It was a typical weekend. Dr. Sean Wilson, a Santa Rosa dentist, had enjoyed a weekend of wine tasting, dinners out and seeing friends. By late Sunday he was relaxing in the Wikiup home he’d owned since 2005.
“That’s the calmest time of the week,” Wilson, 50, said. “I kick back, watch TV, think about the coming week.”
Then, suddenly, life ceased being ordinary.
“First thing was that I smelled smoke,” Wilson said. “Then a bit later I heard about the fire in Calistoga. I wasn’t worried, because it was miles away, but an hour or two later my parents were evacuating from Fountain Grove. So it was getting closer. I still wasn’t super concerned until around 3 a.m., when I walked outside and the entire eastern skyline was glowing red. I knew I had to get out of there.”
Around this time police and fire department personnel began working the road below his house, asking residents to evacuate their homes.

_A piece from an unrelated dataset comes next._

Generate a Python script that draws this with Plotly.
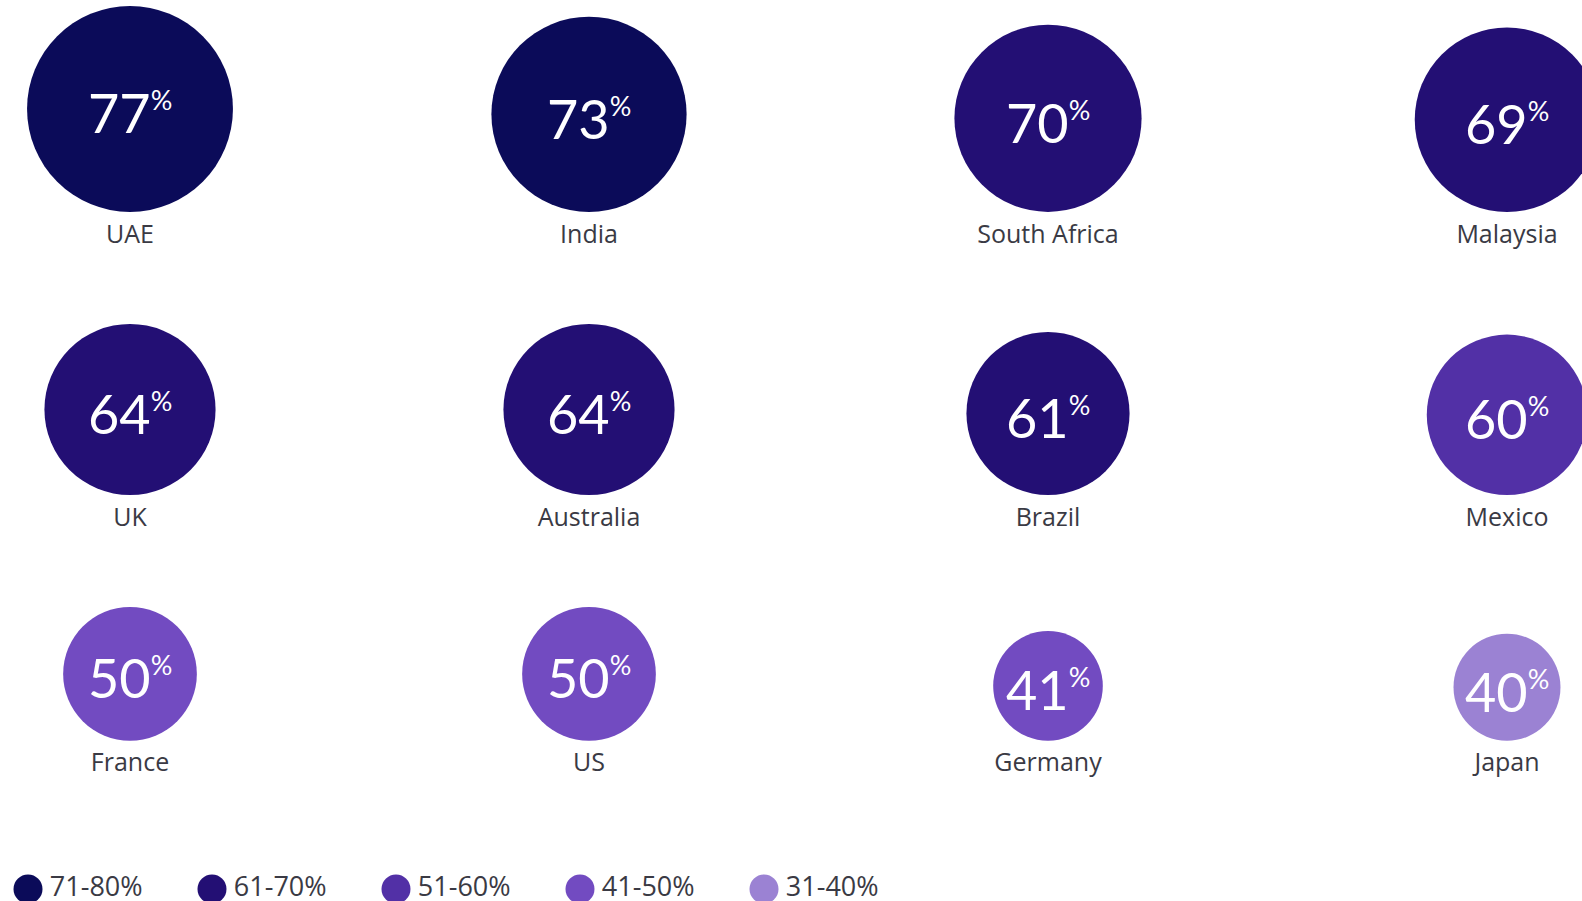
import plotly.graph_objects as go

# ---- data ----
countries = ["UAE", "India", "South Africa", "Malaysia",
             "UK", "Australia", "Brazil", "Mexico",
             "France", "US", "Germany", "Japan"]
values = [77, 73, 70, 69, 64, 64, 61, 60, 50, 50, 41, 40]
bin_labels = ["71-80%", "61-70%", "51-60%", "41-50%", "31-40%"]
bin_lows = [71, 61, 51, 41, 31]
bin_colors = ["#0b0b59", "#230f74", "#5230a6", "#724bc1", "#9b82d3"]

# ---- layout parameters ----
W, H = 1582, 901
NCOL = 4
SCALE = 2.674          # px of diameter per percentage point
TOP0 = 6               # top of first row (px)
ROW_GAP = 112          # gap between row baseline and next row top (px)
COL0_PX, COL_STEP_PX = 130, 459
LEG0_PX, LEG_STEP_PX, LEG_Y = 28, 184, 889

def color_for(v):
    for lo, c in zip(bin_lows, bin_colors):
        if v >= lo:
            return c
    return bin_colors[-1]

cols = [i % NCOL for i in range(len(values))]
rows = [i // NCOL for i in range(len(values))]
diam = [v * SCALE for v in values]
nrows = max(rows) + 1
baselines = []
top = TOP0
for r in range(nrows):
    dmax = max(d for d, rr in zip(diam, rows) if rr == r)
    base = top + dmax
    baselines.append(base)
    top = base + ROW_GAP
ycent = [baselines[r] - d / 2 for r, d in zip(rows, diam)]
ybase = [baselines[r] + 12 for r in rows]

fig = go.Figure()
fig.add_trace(go.Scatter(
    x=cols, y=ycent, mode="markers",
    marker=dict(size=values, sizemode="diameter", sizeref=1 / SCALE,
                color=[color_for(v) for v in values], line=dict(width=0), opacity=1),
    hoverinfo="skip", showlegend=False,
))
fig.add_trace(go.Scatter(
    x=cols, y=ybase, mode="text", text=countries, textposition="bottom center",
    textfont=dict(family="Open Sans, sans-serif", size=25, color="#3a3a44"),
    hoverinfo="skip", showlegend=False,
))
fig.add_trace(go.Scatter(
    x=list(range(len(bin_labels))), y=[LEG_Y] * len(bin_labels),
    xaxis="x2", yaxis="y",
    mode="markers+text",
    marker=dict(size=29, color=bin_colors, line=dict(width=0)),
    text=["\u200a" + b for b in bin_labels], textposition="middle right",
    textfont=dict(family="Open Sans, sans-serif", size=27, color="#3a3a44"),
    hoverinfo="skip", showlegend=False,
))

for c, y, v in zip(cols, ycent, values):
    fig.add_annotation(
        x=c, y=y, xref="x", yref="y",
        text=f"{v}<sup><span style='font-size:27px'>%</span></sup>",
        showarrow=False, xanchor="center", yanchor="middle", yshift=-4,
        font=dict(family="Lato, Open Sans, sans-serif", size=54, color="white"),
    )

xa = -COL0_PX / COL_STEP_PX
xb = xa + W / COL_STEP_PX
la = -LEG0_PX / LEG_STEP_PX
lb = la + W / LEG_STEP_PX
fig.update_layout(
    width=W, height=H, margin=dict(l=0, r=0, t=0, b=0),
    paper_bgcolor="white", plot_bgcolor="white",
    xaxis=dict(range=[xa, xb], visible=False, fixedrange=True),
    xaxis2=dict(range=[la, lb], visible=False, overlaying="x", fixedrange=True),
    yaxis=dict(range=[H, 0], visible=False, fixedrange=True),
    showlegend=False,
)
fig.write_html("out.html", config={"displayModeBar": False},
               post_script="document.body.style.margin='0';document.body.style.overflow='hidden';")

Wilson — who lives on a steep, heavily wooded hillside — couldn’t see them, but heard their loudspeakers. He loaded up his truck and drove downhill, parking at a nearby golf course.
When the approaching fire forced another retreat, Wilson found a spot near the Redwood Highway. Sitting in his truck through the night, he kept watch on his hillside as the fire grew closer, bigger, and brighter. “Huge flames were burning at the top of our hill,” he said. “I was sure my house wouldn’t make it.”
At sunrise, in air choked with smoke, Wilson walked to the Wikiup Tennis and Swim Club. Transformed into a firefighting staging area, it provided a good view of flames rising from trees around his home. The road uphill was blocked off, “but I had to know for sure about my house, so I hiked up the hillside. To my amazement, the house was still standing. Stuff was burning all around, and I could see the hillside on fire at the back of the property.”
Wilson didn’t plan to stick around. “I just wanted to run up, see the house, and jam back out,” he said. “But leaves were burning on my neighbor Val’s property, and fire was coming down the hill. I had to do something. I wasn’t frightened — it’s not like I was surrounded by 40-foot flames. I knew I could run out if I had to.
“So I set to work. I tried the hose, but water had been shut off. All I knew to do was grab a rake and shovel to create a fire break, and I also found a 5-gallon jug of drinking water. Those were my tools.”
Wilson began running ceaselessly between his own property and that of his neighbors, struggling up and down the steep hill to create fire breaks, rake leaves away from flames, shovel dirt on coals and judiciously pour from his tiny hoard of water. Each time he stifled one outbreak, flames popped up somewhere else, and he’d run to smother them. After a couple of hours he’d succeeded in keeping fire away from the property of several neighbors, but he was running out of steam.
“The fire didn’t stop,” he said. “It just kept going and going. I was exhausted.”